Les landes embrumées du Dartmoor vues de la route
Trois kilomètres d’asphalte à pied, trois autres en voiture et je profite d’un temps plus clément pour m’enfoncer de nouveau dans les landes au niveau du village de Merrivale, pour une virée plaisante de cinq kilomètres qui s’achève dans le bourg de Peter Tavy, frontière occidentale du Dartmoor, au-delà duquel l’homme reprend le dessus sur la nature.
Vers Peter Tavy
Les sommets rocheux de Staple Tor…
…de Cox Tor…
…et au loin, de White Tor…
A l’horizon, la lande laisse place au bocage
A gauche, le village de Peter Tavy ; au fond, sur une butte pyramidale, l’église iconique de Brentor
Le ruisseau de Colly, qui traverse Peter Tavy
L’église de Peter Tavy, dominant un cimetière celtique
Maison du village
Un repas copieux mais fade m’y réchauffe les tripes
Je ne retournerai dans les hauteurs du Dartmoor que le lendemain ; dans l’immédiat, je m’accorde un détour par les gorges voisines de Lydford. Sur ma route, le village de Mary Tavy. Y passe un sentier balisé que je fais l’erreur de suivre ; ses marques très disparates me conduisent dans une série de champs gorgés d’eau où je m’égare de nouveau.
Les structures en bois qui permettent de passer d’un champ à l’autre me rappellent celles du Dorset
Sur le carrossable me ramenant à la route, je franchis une clôture électrique particulièrement élaborée : sa barrière, alimentée par un panneau solaire, s’actionne avec un interrupteur.
Un dernier obstacle me sépare des gorges de Lydford : la colline de Gibbet.

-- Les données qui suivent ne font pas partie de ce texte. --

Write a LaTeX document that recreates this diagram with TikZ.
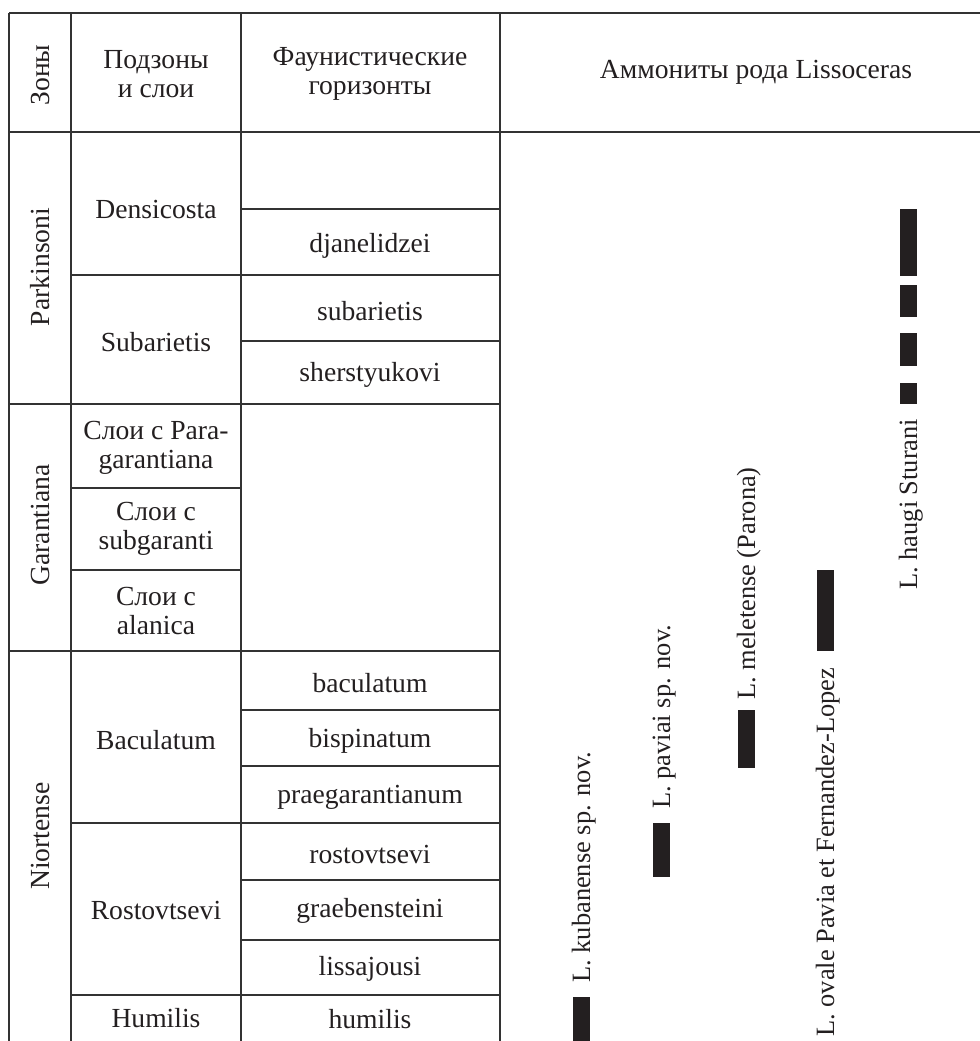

La faille boisée de Lydford vue de Gibbet Hill
Les gorges proprement dites, dont l’entrée est payante, tranchent par leur luxuriance presque tropicale avec l’aspect décharné des landes alentour. Deux parois parfois verticales y forment un canyon étroit que l’on remonte sur plusieurs kilomètres, en passant ici sur des tronçons avec rampe aménagée, là dans un tunnel, avant de s’enfoncer, au creux d’une faille, vers le Chaudron du Diable, un bassin caverneux qu’on peut contempler d’une très douteuse passerelle en ferraille.
Lydford Gorge
L’entrée dans les gorges
La cascade de White Lady
Le sentier humide remontant le Lyd
De nombreuses rampes y ont été implantées
L’approche du Chaudron du Diable
La passerelle du Chaudron
Les marches y menant, creusées dans la roche et particulièrement glissantes
Un peu plus loin, un passage sous le pont de Lydford
La journée se conclut par la visite du sympathique village de Lydford. J’ai prévu de camper dans ses alentours, hésite à m’installer dans un abri un peu glauque, opte finalement pour l’aire de camping adjacente, libre d’accès.
Autour de Lydford
La taverne du village
L’église Saint Petrock
Les ruines du château
L’abri que je renonce à investir…
…au profit de cette pelouse
Ma matinée galère dans des landes brumeuses me rend assez circonspect quant à la viabilité de l’itinéraire du lendemain, censé me conduire dans les collines septentrionales du Dartmoor, les plus sauvages du massif. C’est en plein doute que je rejoins les bras de Morphée.